Just a quick look at Delta, which has recently been criticized for not only devaluing flier miles but also for changing how those miles are awarded, tells a story about the enormousness of flier programs. Warren Chang, vice president of Fly.com, found this in Delta’s Securities and Exchange Commission filing: “In 2013, program members redeemed more than 271 billion miles in the SkyMiles program for 11 million award redemptions.”
The programs, it appears, are victims of their own success, as anyone who has tried to book an awards seat knows. Playing the game requires fortitude, cunning and “never say buy” determination.
Airline alliances, which give fliers the ability to use miles on various airlines (you can see which airlines belong to what alliances at lat.ms/1h7GEQ9), help but don’t solve the problem.
This reminds me of the dilemma faced by the family of a onetime colleague. Their home on the Dakota plains was so infested with snakes that when someone reached to open a door, it wasn’t unusual to find serpents twisted around the doorknob. After exterminators failed to solve the problem, they solved it by burning down the house and building a new one.
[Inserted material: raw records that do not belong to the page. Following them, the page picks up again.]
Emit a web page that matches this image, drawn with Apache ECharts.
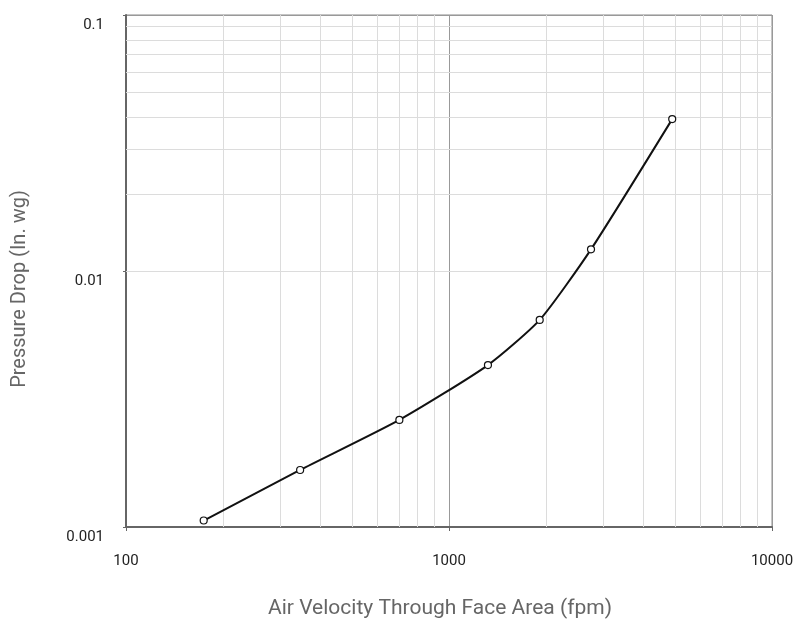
<!DOCTYPE html>
<html>
<head>
<meta charset="utf-8">
<script src="https://cdn.jsdelivr.net/npm/echarts@6/dist/echarts.min.js"></script>
<style>
  html, body { margin: 0; padding: 0; background: #fff; }
  #chart { width: 803px; height: 620px; }
</style>
</head>
<body>
<div id="chart"></div>
<script>
  // readings
  var velocity = [174, 346, 702, 1320, 1909, 2752, 4910]
  var pressure = [0.00106, 0.00167, 0.00262, 0.00429, 0.00644, 0.01215, 0.0392]

  // minor grid positions inside each decade
  var minorX = [200, 300, 400, 500, 600, 700, 800, 900, 2000, 3000, 4000, 5000, 6000, 7000, 8000, 9000]
  var minorY = [0.002, 0.003, 0.004, 0.005, 0.006, 0.007, 0.008, 0.009, 0.02, 0.03, 0.04, 0.05, 0.06, 0.07, 0.08, 0.09]

  var points = velocity.map(function (v, i) { return [v, pressure[i]] })

  var minorLines = minorX.map(function (v) { return { xAxis: v } })
    .concat(minorY.map(function (v) { return { yAxis: v } }))

  var chart = echarts.init(document.getElementById('chart'))

  chart.setOption({
    animation: false,
    textStyle: { fontFamily: 'Roboto' },
    grid: {
      left: 126,
      right: 31,
      top: 15,
      bottom: 93,
      outerBoundsMode: 'none',
      show: true,
      borderColor: '#8a8a8a',
      borderWidth: 1
    },
    xAxis: {
      type: 'log',
      logBase: 10,
      min: 100,
      max: 10000,
      name: 'Air Velocity Through Face Area (fpm)',
      nameLocation: 'middle',
      nameGap: 71,
      nameTextStyle: { color: '#666', fontSize: 21, padding: [0, 18, 0, 0] },
      axisLine: { show: true, lineStyle: { color: '#666', width: 2 } },
      axisTick: { show: true, length: 4, lineStyle: { color: '#666' } },
      axisLabel: {
        color: '#222',
        fontSize: 15,
        margin: 27,
        formatter: function (v) { return String(v) }
      },
      splitLine: { show: true, lineStyle: { color: '#999', width: 1 } }
    },
    yAxis: {
      type: 'log',
      logBase: 10,
      min: 0.001,
      max: 0.1,
      name: 'Pressure Drop (In. wg)',
      nameLocation: 'middle',
      nameGap: 96,
      nameTextStyle: { color: '#666', fontSize: 20, padding: [0, 36, 0, 0] },
      axisLine: { show: true, lineStyle: { color: '#666', width: 2 } },
      axisTick: { show: true, length: 3, lineStyle: { color: '#666' } },
      axisLabel: {
        color: '#222',
        fontSize: 15,
        margin: 22,
        verticalAlign: 'top',
        lineHeight: 20,
        formatter: function (v) { return String(v) }
      },
      splitLine: { show: true, lineStyle: { color: '#999', width: 1 } }
    },
    series: [
      {
        type: 'line',
        data: points,
        smooth: 0.2,
        symbol: 'circle',
        symbolSize: 7,
        showSymbol: true,
        itemStyle: { color: '#fff', borderColor: '#111', borderWidth: 1.2 },
        lineStyle: { color: '#111', width: 2 },
        z: 5,
        markLine: {
          silent: true,
          symbol: 'none',
          label: { show: false },
          lineStyle: { color: '#dcdcdc', width: 1, type: 'solid' },
          data: minorLines,
          z: 1
        }
      }
    ]
  })
</script>
</body>
</html>
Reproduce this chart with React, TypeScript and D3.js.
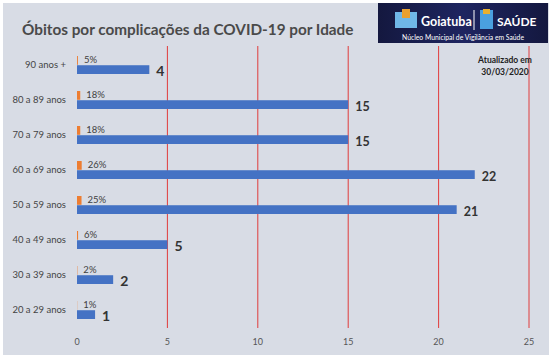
import React from "react";
import * as d3 from "d3";

const categories = ["90 anos +", "80 a 89 anos", "70 a 79 anos", "60 a 69 anos", "50 a 59 anos", "40 a 49 anos", "30 a 39 anos", "20 a 29 anos"];
const deaths = [4, 15, 15, 22, 21, 5, 2, 1];
const percents = [5, 18, 18, 26, 25, 6, 2, 1];
const xTicks = [0, 5, 10, 15, 20, 25];
const title = "Óbitos por complicações da COVID-19 por Idade";
const updated = ["Atualizado em", "30/03/2020"];

const W = 552, H = 359;
const FONT = "Lato, 'Open Sans', sans-serif";

export default function App() {
  const x = d3.scaleLinear().domain([0, 25]).range([77, 529]);
  const y = d3.scaleBand<string>().domain(categories).range([47.5, 327.5]).paddingInner(0.486).paddingOuter(0.243);
  const sub = d3.scaleBand<string>().domain(["pct", "count"]).range([0, y.bandwidth()]).paddingInner(0.05);

  return (
    <svg width={W} height={H} style={{ position: "absolute", left: 0, top: 0 }} fontFamily={FONT}>
      <defs>
        <linearGradient id="logo" x1="0" x2="1" y1="0" y2="0">
          <stop offset="0" stopColor="#14183f" />
          <stop offset="0.5" stopColor="#1e2560" />
          <stop offset="1" stopColor="#14183f" />
        </linearGradient>
      </defs>
      <rect x={0} y={0} width={W} height={H} fill="#ffffff" />
      <rect x={3} y={3} width={546} height={352} fill="#d8dce5" />
      <text x={22} y={35} fontSize={15.3} fontWeight={700} fill="#4a4a4a">{title}</text>

      {/* logo */}
      <rect x={378} y={3} width={170} height={40} fill="url(#logo)" />
      <rect x={395} y={12} width={22} height={16} fill="#6fb7e8" />
      <rect x={402} y={9} width={8} height={9} fill="#e8a030" />
      <text x={421} y={26} fontSize={12.5} fontWeight={700} fill="#ffffff">Goiatuba</text>
      <line x1={474} x2={474} y1={10} y2={30} stroke="#ffffff" strokeWidth={1} />
      <rect x={480} y={10} width={13} height={19} fill="#4aa0e0" />
      <rect x={483} y={9} width={7} height={5} fill="#e8b030" />
      <text x={497} y={26} fontSize={12} fontWeight={700} fill="#ffffff">SAÚDE</text>
      <text x={463} y={40} fontSize={6.8} fill="#ffffff" textAnchor="middle">Núcleo Municipal de Vigilância em Saúde</text>

      {/* grid */}
      {xTicks.filter(t => t > 0).map(t => (
        <line key={t} x1={x(t)} x2={x(t)} y1={46} y2={328} stroke="#e03c3c" strokeWidth={1} />
      ))}
      {xTicks.map(t => (
        <text key={"t" + t} x={x(t)} y={345} fontSize={9} fill="#555" textAnchor="middle">{t}</text>
      ))}

      {updated.map((s, i) => (
        <text key={s} x={505} y={63 + i * 12} fontSize={8.5} fontWeight={700} fill="#222" textAnchor="middle">{s}</text>
      ))}

      {categories.map((c, i) => {
        const y0 = y(c)!;
        const yp = y0 + sub("pct")!;
        const yc = y0 + sub("count")!;
        const bh = sub.bandwidth();
        return (
          <g key={c}>
            <text x={66} y={yc + 3} fontSize={9.5} fill="#444" textAnchor="end">{c}</text>
            <rect x={x(0)} y={yp} width={x(percents[i] / 100) - x(0)} height={bh} fill="#ed7d31" />
            <text x={x(percents[i] / 100) + 6} y={yp + bh / 2 + 3} fontSize={9.5} fill="#404040">{percents[i]}%</text>
            <rect x={x(0)} y={yc} width={x(deaths[i]) - x(0)} height={bh} fill="#4472c4" />
            <text x={x(deaths[i]) + 7} y={yc + bh / 2 + 6} fontSize={i === 0 || i >= 5 ? 14 : 12.5} fontWeight={700} fill="#333">{deaths[i]}</text>
          </g>
        );
      })}
    </svg>
  );
}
A new house for the airlines, figuratively speaking, might look more like rewards programs that give you “some kind of value that isn’t related to the airlines,” such as a gift card that you’re likely to use, Berry said. (You often can buy merchandise with your miles, but in my experience, it’s not merchandise I want.) That way, programs that are supposed to reward you actually do that instead of, in Berry’s words, “running directly counter to what the intent is … and [the new way] creates a connection that gives something back.”
The leisure traveler might not make out like the proverbial bandit, but at least he gets his nose in the tent.
But the truth is, travel friends, that absent that change and others, life promises to be more financially painful than it has been.
This became clear to me recently when I checked airfares to London for Aug. 5-12, high-season dates chosen at random. The best nonstop fare I found early last week: $1,551 round trip from LAX.
The future for the leisure traveler looks tough, especially if Joshua Schank, president and chief executive of the Eno Center for Transportation, a nonprofit think tank, is correct. Airline mergers — US Airways and American being the most recent — have played a big role in the squeeze on leisure travelers, and “I don’t think we’ve seen the end of it,” he said.
Before you put away your suitcase, consider Spirit and Allegiant, newer entrants into the market that are designed to serve the leisure traveler, Schank said. They may not be your cup of tea, with charges for things we’re accustomed to not paying for (carry-on bags cost on Spirit, Allegiant charges for online booking), but they are tea. He hopes that reduced regulatory barriers for airlines may encourage newcomers to the market.
Don’t count out some of the other carriers either, Chang said. Frontier is an up-and-coming low-cost carrier. JetBlue and Virgin America represent hybrids that show promise for the leisure traveler. For international travel, consider Norwegian Air Shuttle (coming to the L.A. market in spring), Air Berlin and even Aeroflot (which is showing a $1,400 two-stop ticket to London for the dates mentioned above).
The path to pleasure may be rife with pain, but that may be the price we pay to fulfill our dreams. Two stops on Aeroflot to get to London to save $151? That might be pushing the outer limit of sanity, but fortunately a leisure traveler’s creativity generally knows no bounds.